- THE TASK: Omit all images, then return the remaining material exactly as it stands.

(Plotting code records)
====
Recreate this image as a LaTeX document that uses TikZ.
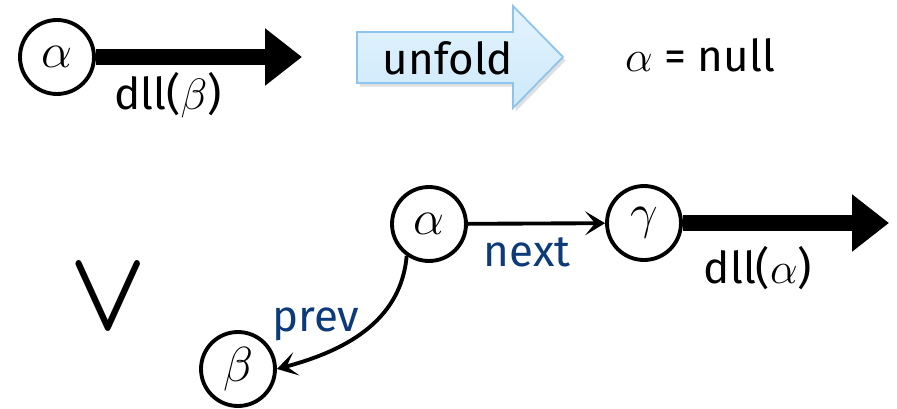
\RequirePackage{fix-cm}
\documentclass[tikz,border=0pt]{standalone}
\usepackage{fontspec}
\setmainfont{Fira Sans}
\usepackage{tikz}
\usetikzlibrary{
arrows.meta,
shadows
}
\definecolor{LinkBlue}{HTML}{0D3B7A}
\definecolor{UnfoldFill}{HTML}{CDE9FB}
\definecolor{UnfoldEdge}{HTML}{8CC4EE}

\begin{document}
\begin{tikzpicture}[x=0.02cm, y=-0.02cm,
    every node/.style={font=\fontsize{25}{30}\selectfont},
    cell/.style={circle, draw, line width=2.2pt, minimum size=1.48cm, inner sep=0pt,
        font=\fontsize{28}{34}\selectfont},
    heavy/.style={line width=0.34cm, -{Triangle[length=0.74cm, width=1.1cm]}},
    link/.style={line width=2.2pt, -{Stealth[length=0.4cm, width=0.48cm, inset=0.2cm]}},
    linklbl/.style={text=LinkBlue}]
    \useasboundingbox (0,0) rectangle (897,409);

    % Case 1: empty list
    \node[cell] (a1) at (57,57) {$\alpha$};
    \coordinate (a1end) at (302,57);
    \draw[heavy] (a1.east) -- (a1end);
    \node (dll1) at (168,95) {dll($\beta$)};

    % unfold arrow
    \filldraw[draw=UnfoldEdge, line width=1pt, top color=UnfoldFill!55, bottom color=UnfoldFill,
        drop shadow={opacity=0.25, shadow xshift=1.5pt, shadow yshift=-2pt}]
        (357,32) -- (513,32) -- (513,6) -- (563,57) -- (513,108) -- (513,83) -- (357,83) -- cycle;
    \node (unfold) at (448,58) {unfold};
    \node (isnull) at (700,55) {$\alpha$ = null};

    % or
    \node (orsym) at (108,298) {\scalebox{2.3}[2.6]{\boldmath$\vee$}};

    % Case 2: non-empty list
    \node[cell] (a2) at (429,224) {$\alpha$};
    \node[cell] (g) at (644,223) {$\gamma$};
    \node[cell] (b) at (238,369) {$\beta$};
    \draw[link] (a2) -- (g);
    \node[linklbl] (next) at (527,252) {next};
    \draw[link] (a2.235) to[out=-95, in=15] (b.east);
    \node[linklbl] (prev) at (316,324) {prev};
    \coordinate (gend) at (889,223);
    \draw[heavy] (g.east) -- (gend);
    \node (dll2) at (758,268) {dll($\alpha$)};
\end{tikzpicture}
\end{document}
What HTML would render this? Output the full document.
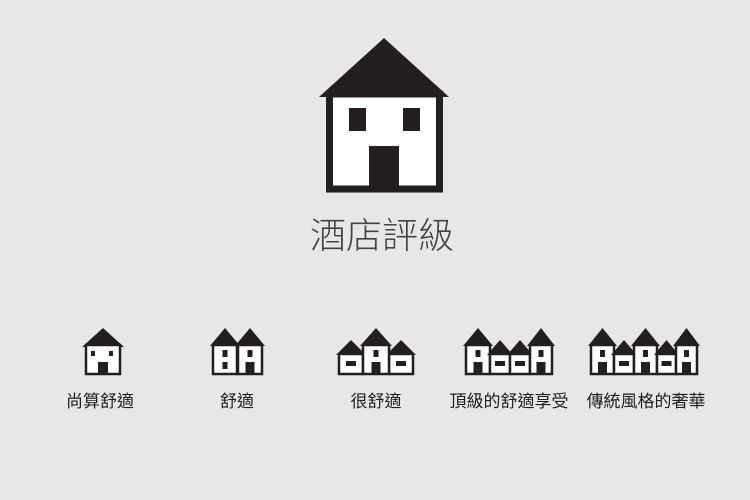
<!DOCTYPE html>
<html><head><meta charset="utf-8"><style>
body{margin:0;background:#e6e7e6}
svg{display:block}
</style></head><body>
<svg width="750" height="500" viewBox="0 0 750 500" style="position:absolute;left:0;top:0">
<rect width="750" height="500" fill="#e6e7e6"/>
<polygon points="319,97 384,38 449,97" fill="#231f20"/>
<rect x="329.5" y="94" width="110" height="95" fill="#fff" stroke="#231f20" stroke-width="7"/>
<rect x="349" y="108" width="17" height="23" fill="#231f20"/>
<rect x="403" y="108" width="17" height="23" fill="#231f20"/>
<rect x="369" y="146" width="30" height="46" fill="#231f20"/>
<text x="382" y="248" font-size="36" font-weight="300" text-anchor="middle" style="fill:#444;font-family:'Liberation Sans','Noto Sans CJK TC',sans-serif">酒店評級</text>
<g fill="#231f20" stroke="#231f20">
<polygon points="82,347 103,328 124,347" stroke="none"/>
<rect x="86" y="345" width="34" height="29" fill="#fff" stroke-width="2.5"/>
<rect x="91" y="351" width="4" height="5" stroke="none"/><rect x="109" y="351" width="4" height="5" stroke="none"/>
<rect x="98" y="362" width="10" height="13" stroke="none"/>
</g>
<g id="t" fill="#231f20" stroke="#231f20"></g>
<g font-size="17" style="font-family:'Liberation Sans','Noto Sans CJK TC',sans-serif" text-anchor="middle" fill="#1e1e1e">
<text x="100" y="407">尚算舒適</text>
<text x="237" y="407">舒適</text>
<text x="376" y="407">很舒適</text>
<text x="509" y="407">頂級的舒適享受</text>
<text x="646" y="407">傳統風格的奢華</text>
</g>
</svg>
<script>
var ns="http://www.w3.org/2000/svg",g=document.getElementById('t');
function el(n,a){var e=document.createElementNS(ns,n);for(var k in a)e.setAttribute(k,a[k]);g.appendChild(e);}
function tall(x,w,two){el('polygon',{points:(x-2)+',346 '+(x+w/2)+',328 '+(x+w+2)+',346',stroke:'none'});
 el('rect',{x:x+1,y:345,width:w-2,height:29,fill:'#fff','stroke-width':2.5});
 var c=x+w/2;
 el('rect',{x:c-2.5,y:350,width:5,height:7,stroke:'none'});
 if(two) el('rect',{x:c-2.5,y:362,width:5,height:7,stroke:'none'});
 else el('rect',{x:c-4.5,y:362,width:9,height:13,stroke:'none'});}
function short(x,w){el('polygon',{points:(x-2)+',355 '+(x+w/2)+',340 '+(x+w+2)+',355',stroke:'none'});
 el('rect',{x:x+1,y:354,width:w-2,height:20,fill:'#fff','stroke-width':2.5});
 el('rect',{x:x+w/2-5,y:361,width:10,height:5,stroke:'none'});}
tall(212,26,true);tall(237,26);
short(338,26);short(388,26);tall(362,28);
tall(465,26);short(489,22);short(509,22);tall(529,24);
tall(590,25);short(613,22);tall(633,25);short(656,21);tall(675,23);
</script>
</body></html>
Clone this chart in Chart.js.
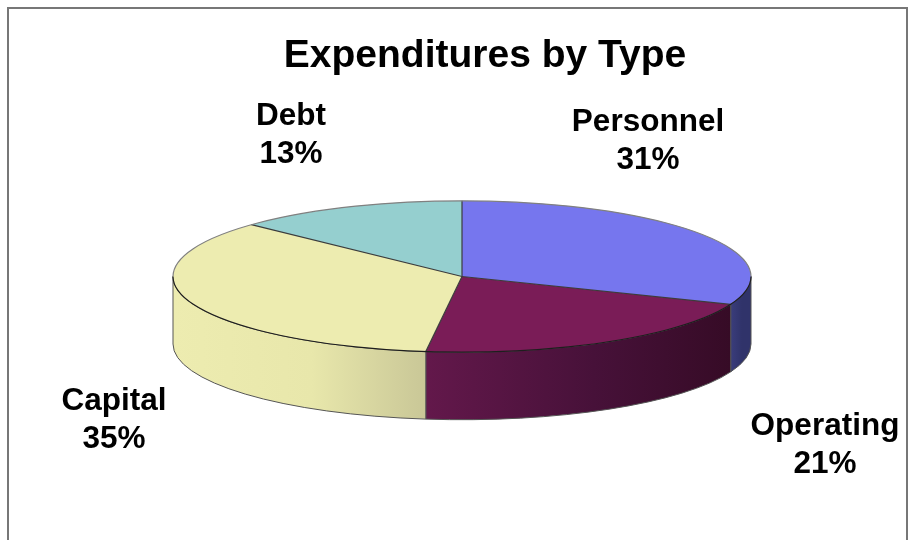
====
- COMPLETED TASK:
Recreate this image as a LaTeX document that uses TikZ.
\RequirePackage{fix-cm}
\documentclass[tikz,border=0pt]{standalone}
\usepackage{fontspec}
\setmainfont{Fira Sans}
\usepackage{tikz}
\usetikzlibrary{
arrows.meta,
shadows
}
\definecolor{LinkBlue}{HTML}{0D3B7A}
\definecolor{UnfoldFill}{HTML}{CDE9FB}
\definecolor{UnfoldEdge}{HTML}{8CC4EE}

\begin{document}
\begin{tikzpicture}[x=0.02cm, y=-0.02cm,
    every node/.style={font=\fontsize{25}{30}\selectfont},
    cell/.style={circle, draw, line width=2.2pt, minimum size=1.48cm, inner sep=0pt,
        font=\fontsize{28}{34}\selectfont},
    heavy/.style={line width=0.34cm, -{Triangle[length=0.74cm, width=1.1cm]}},
    link/.style={line width=2.2pt, -{Stealth[length=0.4cm, width=0.48cm, inset=0.2cm]}},
    linklbl/.style={text=LinkBlue}]
    \useasboundingbox (0,0) rectangle (897,409);

    % Case 1: empty list
    \node[cell] (a1) at (57,57) {$\alpha$};
    \coordinate (a1end) at (302,57);
    \draw[heavy] (a1.east) -- (a1end);
    \node (dll1) at (168,95) {dll($\beta$)};

    % unfold arrow
    \filldraw[draw=UnfoldEdge, line width=1pt, top color=UnfoldFill!55, bottom color=UnfoldFill,
        drop shadow={opacity=0.25, shadow xshift=1.5pt, shadow yshift=-2pt}]
        (357,32) -- (513,32) -- (513,6) -- (563,57) -- (513,108) -- (513,83) -- (357,83) -- cycle;
    \node (unfold) at (448,58) {unfold};
    \node (isnull) at (700,55) {$\alpha$ = null};

    % or
    \node (orsym) at (108,298) {\scalebox{2.3}[2.6]{\boldmath$\vee$}};

    % Case 2: non-empty list
    \node[cell] (a2) at (429,224) {$\alpha$};
    \node[cell] (g) at (644,223) {$\gamma$};
    \node[cell] (b) at (238,369) {$\beta$};
    \draw[link] (a2) -- (g);
    \node[linklbl] (next) at (527,252) {next};
    \draw[link] (a2.235) to[out=-95, in=15] (b.east);
    \node[linklbl] (prev) at (316,324) {prev};
    \coordinate (gend) at (889,223);
    \draw[heavy] (g.east) -- (gend);
    \node (dll2) at (758,268) {dll($\alpha$)};
\end{tikzpicture}
\end{document}
What HTML would render this? Output the full document.
<!DOCTYPE html>
<html><head><meta charset="utf-8"><style>
body{margin:0;background:#e6e7e6}
svg{display:block}
</style></head><body>
<svg width="750" height="500" viewBox="0 0 750 500" style="position:absolute;left:0;top:0">
<rect width="750" height="500" fill="#e6e7e6"/>
<polygon points="319,97 384,38 449,97" fill="#231f20"/>
<rect x="329.5" y="94" width="110" height="95" fill="#fff" stroke="#231f20" stroke-width="7"/>
<rect x="349" y="108" width="17" height="23" fill="#231f20"/>
<rect x="403" y="108" width="17" height="23" fill="#231f20"/>
<rect x="369" y="146" width="30" height="46" fill="#231f20"/>
<text x="382" y="248" font-size="36" font-weight="300" text-anchor="middle" style="fill:#444;font-family:'Liberation Sans','Noto Sans CJK TC',sans-serif">酒店評級</text>
<g fill="#231f20" stroke="#231f20">
<polygon points="82,347 103,328 124,347" stroke="none"/>
<rect x="86" y="345" width="34" height="29" fill="#fff" stroke-width="2.5"/>
<rect x="91" y="351" width="4" height="5" stroke="none"/><rect x="109" y="351" width="4" height="5" stroke="none"/>
<rect x="98" y="362" width="10" height="13" stroke="none"/>
</g>
<g id="t" fill="#231f20" stroke="#231f20"></g>
<g font-size="17" style="font-family:'Liberation Sans','Noto Sans CJK TC',sans-serif" text-anchor="middle" fill="#1e1e1e">
<text x="100" y="407">尚算舒適</text>
<text x="237" y="407">舒適</text>
<text x="376" y="407">很舒適</text>
<text x="509" y="407">頂級的舒適享受</text>
<text x="646" y="407">傳統風格的奢華</text>
</g>
</svg>
<script>
var ns="http://www.w3.org/2000/svg",g=document.getElementById('t');
function el(n,a){var e=document.createElementNS(ns,n);for(var k in a)e.setAttribute(k,a[k]);g.appendChild(e);}
function tall(x,w,two){el('polygon',{points:(x-2)+',346 '+(x+w/2)+',328 '+(x+w+2)+',346',stroke:'none'});
 el('rect',{x:x+1,y:345,width:w-2,height:29,fill:'#fff','stroke-width':2.5});
 var c=x+w/2;
 el('rect',{x:c-2.5,y:350,width:5,height:7,stroke:'none'});
 if(two) el('rect',{x:c-2.5,y:362,width:5,height:7,stroke:'none'});
 else el('rect',{x:c-4.5,y:362,width:9,height:13,stroke:'none'});}
function short(x,w){el('polygon',{points:(x-2)+',355 '+(x+w/2)+',340 '+(x+w+2)+',355',stroke:'none'});
 el('rect',{x:x+1,y:354,width:w-2,height:20,fill:'#fff','stroke-width':2.5});
 el('rect',{x:x+w/2-5,y:361,width:10,height:5,stroke:'none'});}
tall(212,26,true);tall(237,26);
short(338,26);short(388,26);tall(362,28);
tall(465,26);short(489,22);short(509,22);tall(529,24);
tall(590,25);short(613,22);tall(633,25);short(656,21);tall(675,23);
</script>
</body></html>
Clone this chart in Chart.js.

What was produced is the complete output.